Single-cell transcriptomic analysis reveals therapeutic mechanisms of adipose-derived stem cell exosomes in sepsis-induced lung injury

Shao-Chun Wu; Cheng-Shyuan Rau; Yi-Chan Wu; Chia-Wei Lin; Tsu-Hsiang Lu; Chia-Wen Tsai; Ming-Yu Yang; Ching-Hua Hsieh

doi:10.1097/JS9.0000000000002894

Single-cell transcriptomic analysis reveals therapeutic mechanisms of adipose-derived stem cell exosomes in sepsis-induced lung injury

Int J Surg. 2025 Jul 2. doi: 10.1097/JS9.0000000000002894. Online ahead of print.

Authors

Shao-Chun Wu^{1

2}, Cheng-Shyuan Rau³, Yi-Chan Wu⁴, Chia-Wei Lin⁴, Tsu-Hsiang Lu⁴, Chia-Wen Tsai⁴, Ming-Yu Yang², Ching-Hua Hsieh⁴

Affiliations

¹ Department of Anesthesiology, Kaohsiung Chang Gung Memorial Hospital and Chang Gung University College of Medicine, Taiwan.
² Graduate Institute of Clinical Medical Sciences, College of Medicine, Chang Gung University, Taoyuan, Taiwan.
³ Department of Neurosurgery, Kaohsiung Chang Gung Memorial Hospital and Chang Gung University College of Medicine, Taiwan.
⁴ Department of Plastic Surgery, Kaohsiung Chang Gung Memorial Hospital and Chang Gung University College of Medicine, Taiwan.

PMID: 40607951
DOI: 10.1097/JS9.0000000000002894

Abstract

Background: Sepsis-induced acute lung injury (ALI) remains a leading cause of mortality in critically ill patients, with limited effective treatments beyond supportive care. This study investigates the therapeutic efficacy and underlying mechanisms of adipose-derived stem cell (ADSC) exosomes on sepsis-induced lung injury and characterize underlying cellular and molecular mechanisms.

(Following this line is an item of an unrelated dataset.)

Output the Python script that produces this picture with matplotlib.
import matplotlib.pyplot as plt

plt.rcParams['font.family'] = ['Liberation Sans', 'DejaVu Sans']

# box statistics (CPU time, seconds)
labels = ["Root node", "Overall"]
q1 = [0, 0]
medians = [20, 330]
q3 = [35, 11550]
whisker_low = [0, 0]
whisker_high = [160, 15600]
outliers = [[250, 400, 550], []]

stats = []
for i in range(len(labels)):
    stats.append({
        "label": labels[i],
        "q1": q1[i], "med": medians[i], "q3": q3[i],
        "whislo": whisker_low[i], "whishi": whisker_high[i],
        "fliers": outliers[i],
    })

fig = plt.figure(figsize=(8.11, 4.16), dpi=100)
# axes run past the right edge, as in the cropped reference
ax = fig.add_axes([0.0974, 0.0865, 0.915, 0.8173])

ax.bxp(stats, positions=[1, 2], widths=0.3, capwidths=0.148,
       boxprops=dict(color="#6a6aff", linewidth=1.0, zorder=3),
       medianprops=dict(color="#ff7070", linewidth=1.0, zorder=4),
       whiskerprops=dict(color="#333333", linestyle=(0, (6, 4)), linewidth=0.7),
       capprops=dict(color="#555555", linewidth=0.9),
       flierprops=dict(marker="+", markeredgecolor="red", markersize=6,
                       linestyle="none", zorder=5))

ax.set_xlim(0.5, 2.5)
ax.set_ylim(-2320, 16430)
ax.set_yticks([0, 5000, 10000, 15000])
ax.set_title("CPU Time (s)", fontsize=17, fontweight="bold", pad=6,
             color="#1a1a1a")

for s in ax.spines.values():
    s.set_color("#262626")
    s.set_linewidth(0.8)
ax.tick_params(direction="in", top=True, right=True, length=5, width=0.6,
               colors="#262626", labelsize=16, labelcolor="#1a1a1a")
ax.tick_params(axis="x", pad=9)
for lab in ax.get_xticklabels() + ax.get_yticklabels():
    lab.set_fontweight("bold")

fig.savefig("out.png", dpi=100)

Methods: We employed a cecal ligation and puncture (CLP) mouse model of sepsis and using male C57BL/6 J mice (Mus musculus, 8-10 weeks old) and administered ADSC-derived exosomes intravenously. Animals were randomly assigned to Sham, CLP, or CLP + ADSC-exosome groups. Survival rates (n =12 for each group) and lung histopathology (n =5 for each group) were assessed. Single-cell RNA sequencing was performed on lung tissues to analyze cell type-specific transcriptomic changes and intercellular communication networks (n =2 for each group).

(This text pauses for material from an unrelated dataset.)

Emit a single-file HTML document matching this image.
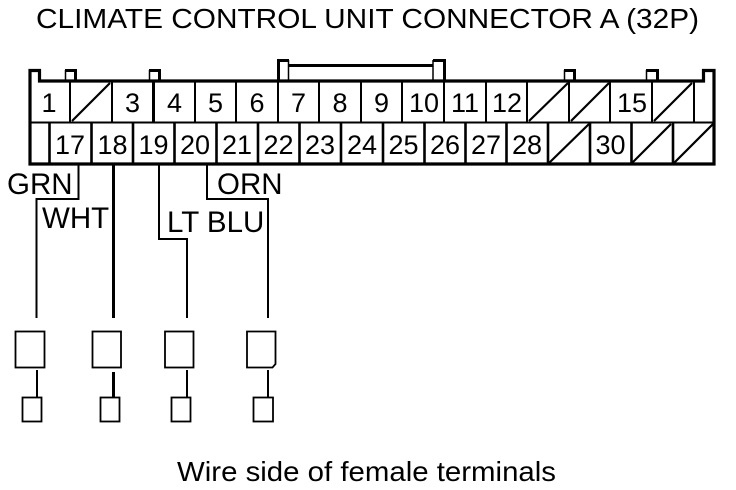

Results: ADSC exosome treatment significantly improved survival rates and reduced lung pathology in CLP mice. Treatment altered lung cellular composition, increasing neutrophils, NKT cells, and monocytes while decreasing B and T cells. Gene expression analysis revealed downregulation of pro-inflammatory markers (TNF, IL-10, CCL3, CCL4) and upregulation of tissue repair pathways. In neutrophils, exosomes reduced expression of respiratory burst genes while enhancing tissue repair mechanisms. In monocytes, treatment suppressed inflammatory cytokine production while promoting anti-inflammatory phenotypes. Exosome treatment is associated with transcriptomic changes suggestive of restored intercellular communication networks disrupted by sepsis, with increased signaling via CSF3, ANGPT, SPP1, and CCL pathways.

Conclusion: ADSC-derived exosomes effectively treat sepsis-induced lung injury by rebalancing the cellular environment and restoring homeostasis through modulation of immune cell function and intercellular communication, offering potential as a cell-free novel therapeutic approach for sepsis-related pulmonary complications.

Keywords: acute lung injury; adipose-derived stem cells; exosomes; sepsis; single-cell RNA sequencing (scRNA-seq).